Guide May 8, 2026

How to Listen to More Audiobooks: 11 Habits That Actually Work

Person walking outdoors with earbuds listening to audiobook in morning light

Why Most People Do Not Listen to Enough Audiobooks

It is not a time problem. It is a habit problem.

Most people who say they do not have time to read are spending that same time staring at their phone, sitting in traffic, or doing tasks that require their hands but not their brain. The time is there. The habit of reaching for an audiobook instead of a podcast or scroll is what is missing.

These 11 habits are the ones that actually move the needle — tested by listeners who went from one book a year to two or more books a month.

1. Attach Audiobooks to an Existing Habit

The easiest way to listen more is not to carve out new time — it is to attach audiobooks to something you already do. Commute, dishes, laundry, grocery shopping, walking the dog. These are already happening. You are just choosing what goes in your ears.

Pick one activity this week and commit to audiobooks-only for that slot. That single habit can add three to five hours of listening per week.

2. Keep Your Earbuds Where You Start Tasks

Friction kills habits. If your earbuds are across the room when you start loading the dishwasher, you will not bother. Keep them in the kitchen, by your running shoes, or plugged in next to your desk. Visible and ready equals used.

3. Increase Your Playback Speed Gradually

Most audiobooks are narrated at a pace that feels slightly slow. Try 1.25x for one week. Then 1.5x. You will likely find 1.5x becomes your new default — and you will effectively double your book output without adding a single minute to your day.

4. Use the Sleep Timer for Nighttime Listening

Listening before bed is one of the best audiobook habits — but many people fall asleep mid-chapter and lose their place. Audible's built-in sleep timer solves this. Set it for 20-30 minutes and let it cut off automatically. You will still absorb the content, and you will not waste time hunting for where you left off.

5. Pick Books Below Your Challenge Level Sometimes

Not every audiobook needs to be a dense, transformative read. Lighter memoirs, narrative nonfiction, and page-turner novels are easier to listen to while multitasking and keep your listening streak alive. Alternate heavy and light — one challenging book, one easier one.

6. Set a Weekly Listening Goal, Not a Book Goal

Finishing a book feels like a big goal. Listening for 45 minutes today feels achievable. Track minutes or hours per week rather than books per month. The books take care of themselves when the daily habit is in place.

7. Switch Books if You Are Not Engaged

Do not grind through a book you are not enjoying. Life is too short and your attention is too valuable. Audible's return policy lets you exchange a title within 365 days. Use it. A book that bores you is worse than no book — it trains your brain to avoid audiobooks.

8. Listen During Workouts

Exercise and audiobooks are one of the best pairings in the habit world. The physical engagement of a workout occupies your body while your mind is free to absorb a book. Many people find they actually look forward to the gym when they save a great listen for it.

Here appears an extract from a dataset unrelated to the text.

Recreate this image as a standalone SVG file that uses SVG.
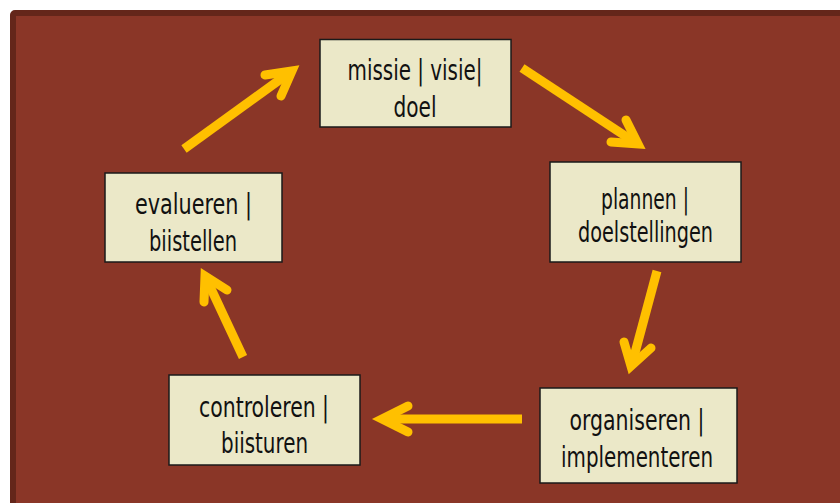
<svg xmlns="http://www.w3.org/2000/svg" width="840" height="503" viewBox="0 0 840 503">
<style>
.node rect{fill:#EBE8C8;stroke:#1A1A1A;stroke-width:1.5}
.node text{font-family:"DejaVu Sans Condensed","DejaVu Sans",sans-serif;font-stretch:condensed;font-size:28px;fill:#111;text-anchor:middle}
.arr line{stroke:#FFC000;stroke-width:9;stroke-linecap:butt}
.arr path{fill:none;stroke:#FFC000;stroke-width:9;stroke-linecap:round;stroke-linejoin:miter;stroke-miterlimit:10}
</style>
<rect x="0" y="0" width="840" height="503" fill="#FFFFFF"/>
<rect x="13" y="13" width="840" height="500" rx="2" fill="#8A3627" stroke="#64261A" stroke-width="6"/>
<g id="connectors" class="arr">
<line x1="184" y1="149" x2="289" y2="73"/>
<path d="M265,75 L292,71 L281,96"/>
<line x1="522" y1="68" x2="636" y2="143"/>
<path d="M626,120 L638,144 L611,142"/>
<line x1="657" y1="271" x2="632" y2="364"/>
<path d="M624,342 L631,366 L651,348"/>
<line x1="522" y1="419" x2="384" y2="419"/>
<path d="M408,406 L382,419 L408,432"/>
<line x1="243" y1="357" x2="206" y2="278"/>
<path d="M204,302 L205,276 L227,290"/>
</g>
<g id="node-missie" class="node">
<rect x="320" y="39.5" width="191" height="87.5"/>
<text x="415" y="80" textLength="135" lengthAdjust="spacingAndGlyphs">missie | visie|</text>
<text x="415" y="117" textLength="43" lengthAdjust="spacingAndGlyphs">doel</text>
</g>
<g id="node-plannen" class="node">
<rect x="550" y="162" width="191" height="100"/>
<text x="645" y="209" textLength="88" lengthAdjust="spacingAndGlyphs">plannen |</text>
<text x="645.5" y="242" textLength="135" lengthAdjust="spacingAndGlyphs">doelstellingen</text>
</g>
<g id="node-organiseren" class="node">
<rect x="540" y="388" width="197" height="95"/>
<text x="637" y="430" textLength="135" lengthAdjust="spacingAndGlyphs">organiseren |</text>
<text x="637" y="467" textLength="152" lengthAdjust="spacingAndGlyphs">implementeren</text>
</g>
<g id="node-controleren" class="node">
<rect x="169" y="375" width="191" height="90"/>
<text x="264" y="417" textLength="130" lengthAdjust="spacingAndGlyphs">controleren |</text>
<text x="264.5" y="453" textLength="87" lengthAdjust="spacingAndGlyphs">biisturen</text>
</g>
<g id="node-evalueren" class="node">
<rect x="105" y="173" width="177" height="89"/>
<text x="193.5" y="214" textLength="117" lengthAdjust="spacingAndGlyphs">evalueren  |</text>
<text x="193" y="251" textLength="88" lengthAdjust="spacingAndGlyphs">biistellen</text>
</g>
</svg>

9. Make a Short List of What You Are Listening to Next

Decision fatigue kills momentum. When you finish a book and have nothing queued, you default to music or a podcast. Keep a running list of two or three titles you are excited about. Transition is instant and the habit does not break.

10. Re-Listen to Books That Changed You

There is no rule that says you can only count a book once. Re-listening to a book you loved — especially a year or two later — is one of the highest-value uses of listening time. The best books are not consumed; they are returned to.

11. Tell Someone What You Are Listening to

Accountability is underrated. Telling a friend, partner, or group what you are reading creates a low-stakes social contract. You are more likely to finish what you started when someone might ask you about it.

Start With One

Pick the one habit from this list that fits your life most naturally and implement it this week. Just one. The compound effect of consistent audiobook listening is real — but it starts with a single daily slot.

Looking for what to listen to? Browse our best audiobook lists by mood, activity, and goal.

Frequently Asked
How many audiobooks can you realistically listen to in a month? +
At average listening speed (1x), a 10-hour audiobook takes about two weeks of 45-minute daily sessions. At 1.5x speed, that drops to under 10 days. Most committed listeners finish two to four books per month.
Does listening to audiobooks at 1.5x or 2x speed affect comprehension? +
Research suggests comprehension stays high up to around 1.5x for most people. At 2x, retention can drop for dense nonfiction. Start at 1.25x and increase gradually — your brain adapts faster than you expect.
Is it okay to re-listen to the same audiobook? +
Absolutely. Re-listening is one of the most underrated habits. Dense books (psychology, philosophy, business) reveal new layers on a second listen, especially after you have applied the ideas.
What is the best app for tracking audiobooks? +
Audible has a built-in library with listening stats. For cross-platform tracking, StoryGraph and Goodreads both support audiobooks. Many listeners keep it simple with a note in their phone.